Well, there was a real Calamity Jane. Her name was Martha Jane Canary (sometimes spelt Cannary), a frontierswoman and a professional scout. She was also illiterate and an alcoholic.
She was a friend of Wild Bill Hickock and appeared in the Buffalo Bill Wild West Show. She was also a fighter of American Indians.
Much of what she said about herself cannot be proven, or she would be on a par with Superman.
She died aged 51 in 1903.
Several versions are given on the origins of calamity. Many dictionaries say of this word “a disaster”.
If we go back far enough, we find that the word comes from the Latin calamitas.
My Macquarie says it refers to great trouble, adversity, misery or a great misfortune or a disaster.
But I like the word from Andrew Bierce, who says of calamity in his 1911 dictionary: “The affairs of life are not of our own ordering; calamities are of two kinds – misfortune to ourselves and good fortune to others”. I don’t know what he meant, but it sounded good.
But the word has been used to refer to crops as well as humans.
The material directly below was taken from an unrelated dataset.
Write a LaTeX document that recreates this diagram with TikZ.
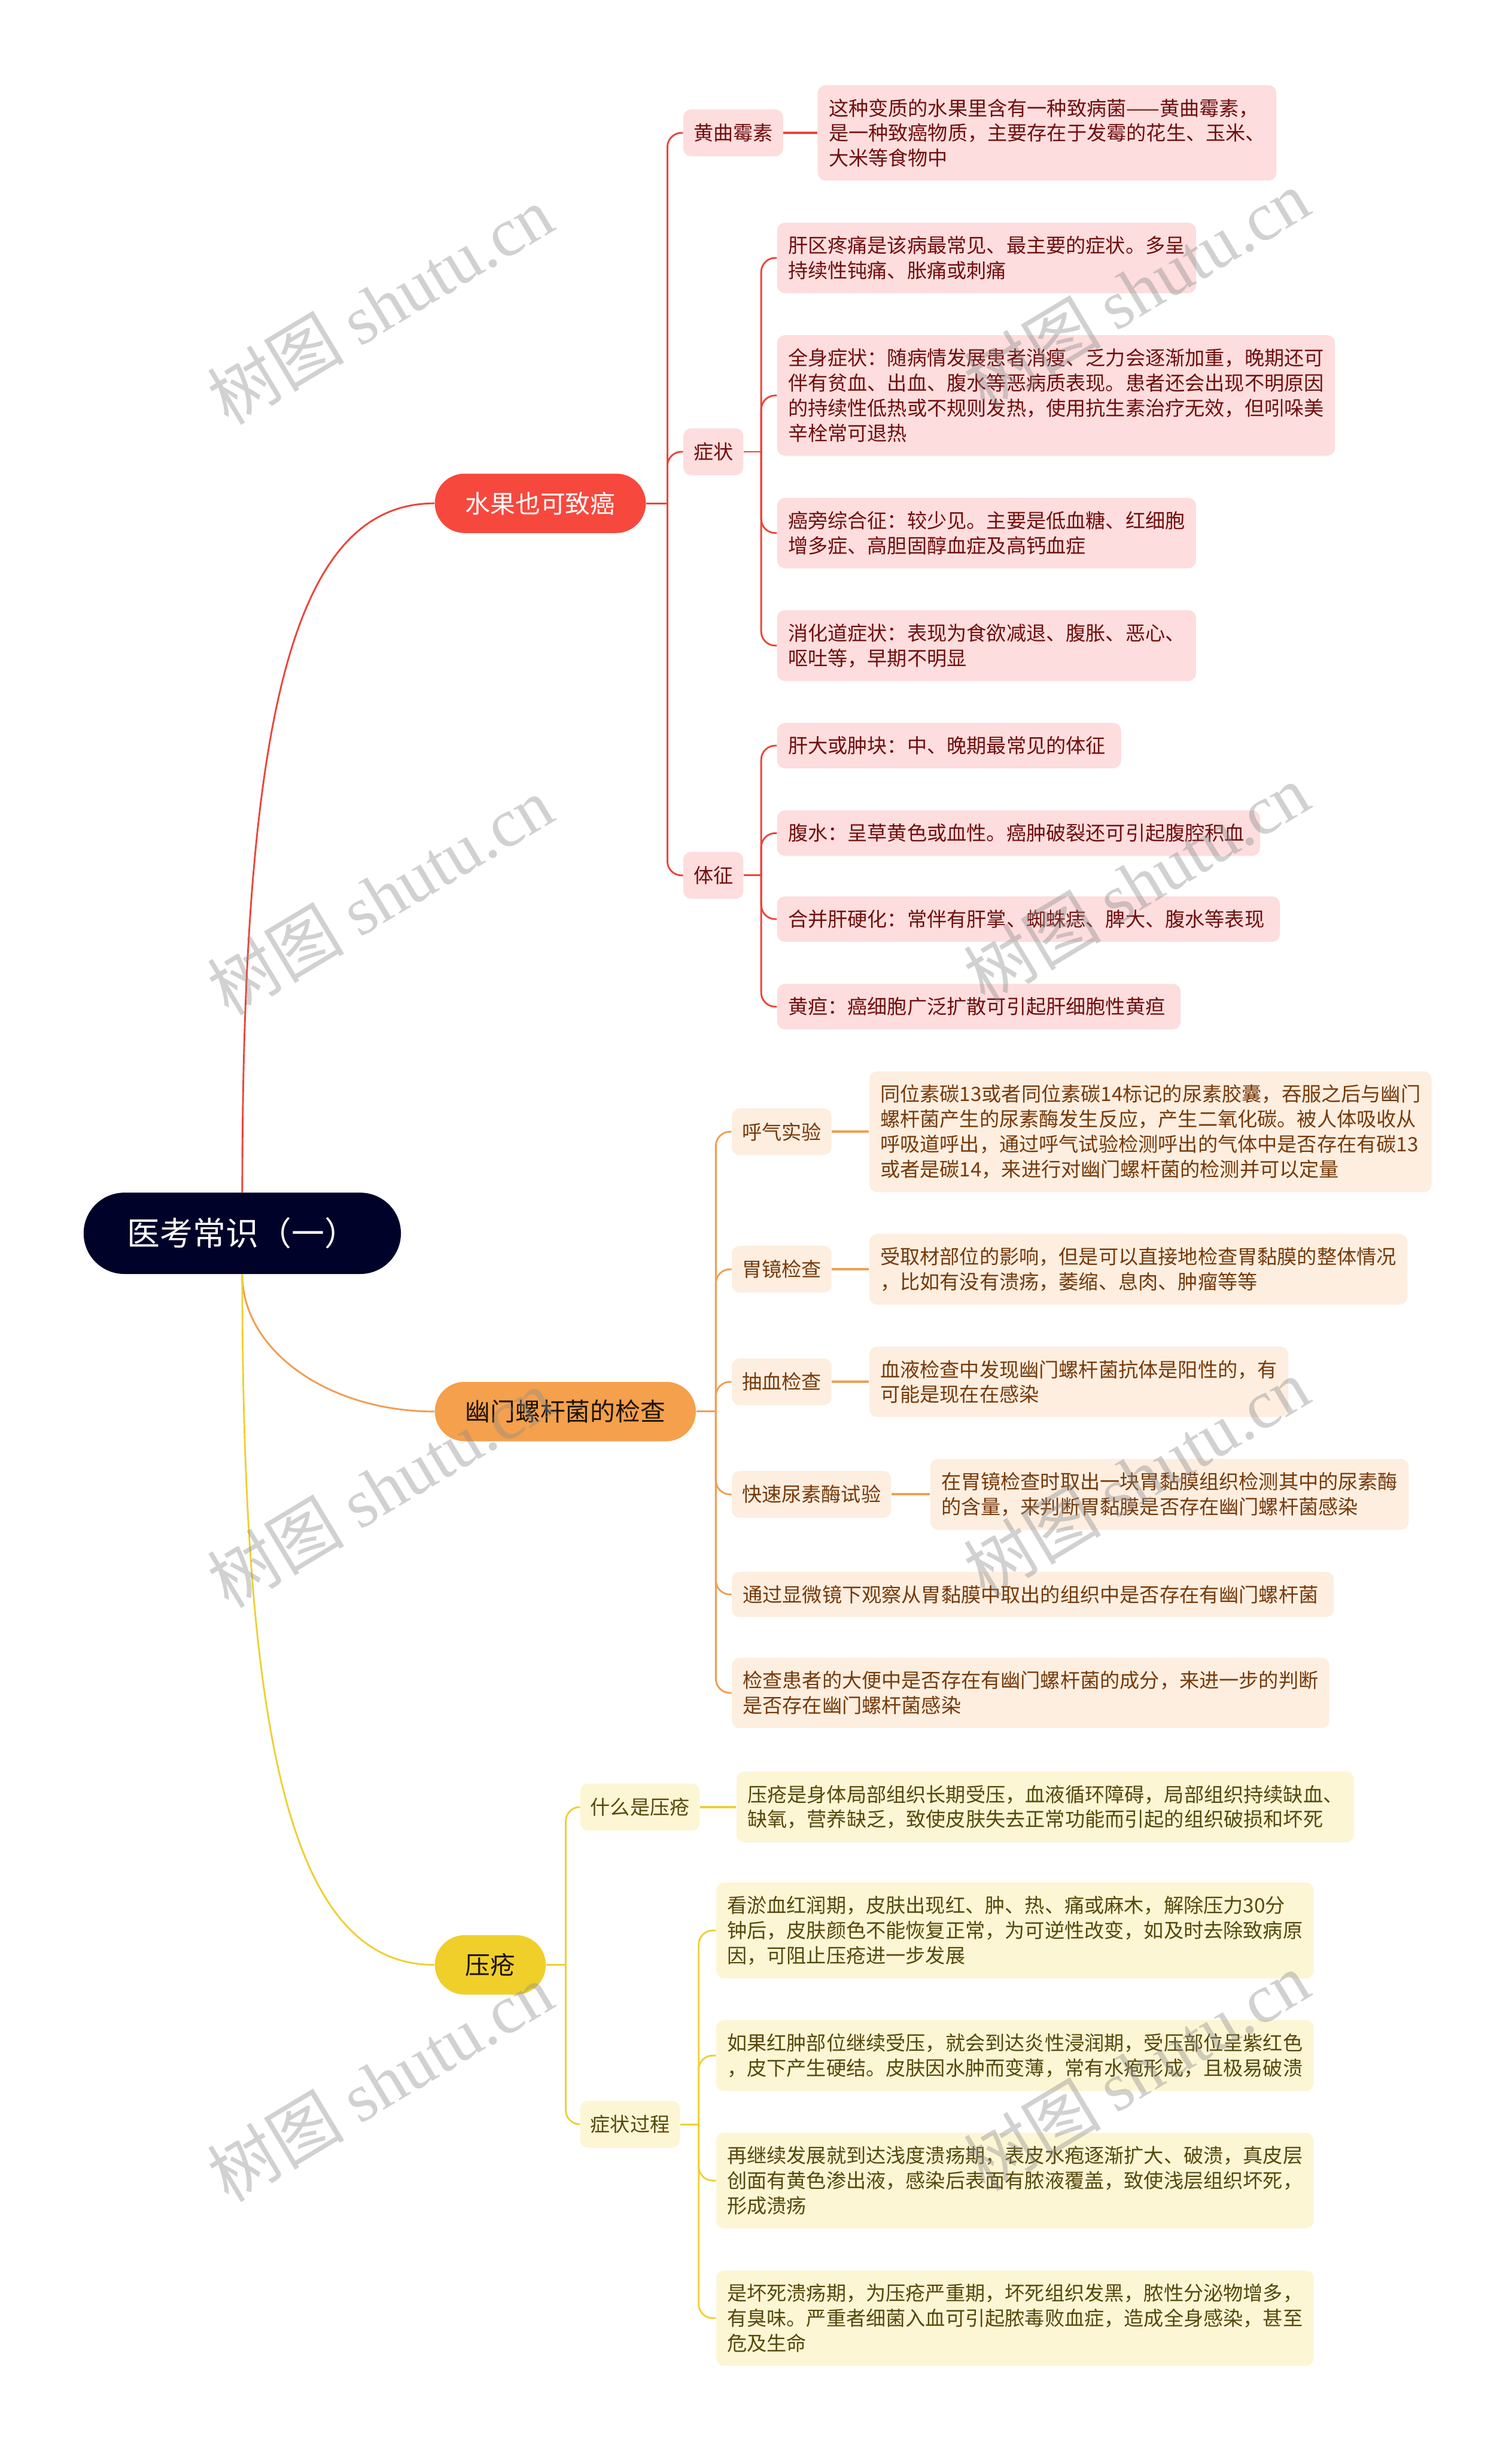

Eliezer Edwards in his 1881 dictionary says the word refers to the corn not being able to get out of the stalk. He quotes Lord Byron as saying this.
My big dictionary says: “fraught with or causing calamity, disastrous, distressful, full of distress, affliction or misery”. It also says “damage, disaster, adversity”.
Fancy looking up the word calamity and the dictionary tells you it “causes calamity”.
That’s sometimes the problem with dictionaries.
Calamitous means “in a calamitous manner”, almost as bad.
My big dictionary says of the damage to crops “trouble or misery”.
Shakespeare had a go at it. In Romeo and Juliet he says “thou art wedded to calamitie”.
But in 1586 Thomas Cogan in Haven Health said calamity was a grief of the head, which was a common calamity of students. So, I suppose you could say “I can’t do the HSC because I have a calamity”.
In 1754 Samuel Richardson writing The History of Sir Charles Grangdison said: “I am in calamity, my dear: I would love you if you were in calamity“. I think he means if she were as crazy as him.
Very few words come from calamity. They might include calamize, calamitousness or calamitously. Calamity has been everywhere, in books and businesses.
I wouldn’t like to head a business that says calamity. I don’t know about you.